2. Running Your Lawn Mower
The easiest way to drain a lawnmower gas tank is to use up all the fuel inside. This method is best suited for machines with just a little bit of gas inside the tank. Running the lawnmower is an essential step after siphoning out the fuel from the tank.
However, if your fuel tank is almost full, it would take quite some time before the mower runs through all that gasoline.
So power your lawnmower and make sure that it is running at max speed. Then it’s all a waiting game as the motor burns all the gas in the tank. You don’t have to cut grass because the machine will burn fuel as long as the engine is running.
How To Drain Gas From Riding Lawn Mower
A riding lawnmower presents a unique challenge while trying to remove gas from the tank. First, it has a seat that, on most models, sits above the gas reservoir. Additionally, a riding lawnmower is a larger machine and has significantly more fuel.
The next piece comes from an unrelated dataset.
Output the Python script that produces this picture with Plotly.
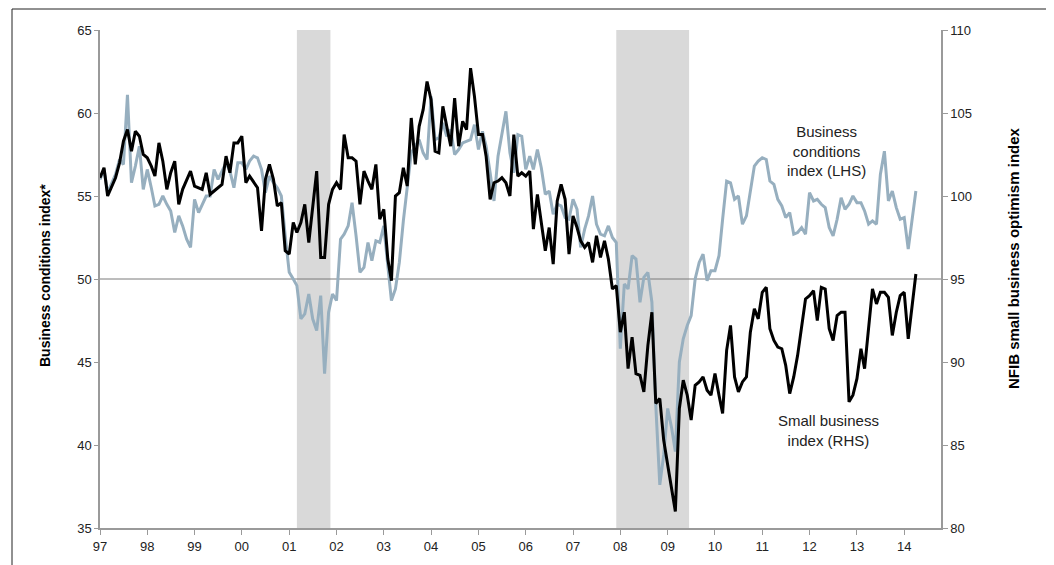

However, you can still siphon out the fuel but remember to take maximum precautions because you’ll be dealing with more gasoline.
Safety Precautions For A Riding Lawn Mower
You have to park your lawnmower on an even surface and engage the parking brake. Remember to turn it off and give the engine some time to cool off. You can also use blocks of wood to secure the mower. These blocks also raise the mower, and you should have access to the machine’s underside.
Disconnect the spark plug wire and take out the ignition key before accessing the machine’s gas tank.
From the start, you shouldn’t store your lawnmower with old gasoline. The tank should be empty once you decide to put it away for winter. Once you ignite your mower, it is this low-quality stuff that flows into the carburetor. As a result, it doesn’t ignite as well as regular gasoline and reduces your machine’s performance. To avoid this, you must know how to remove gas from the lawnmower.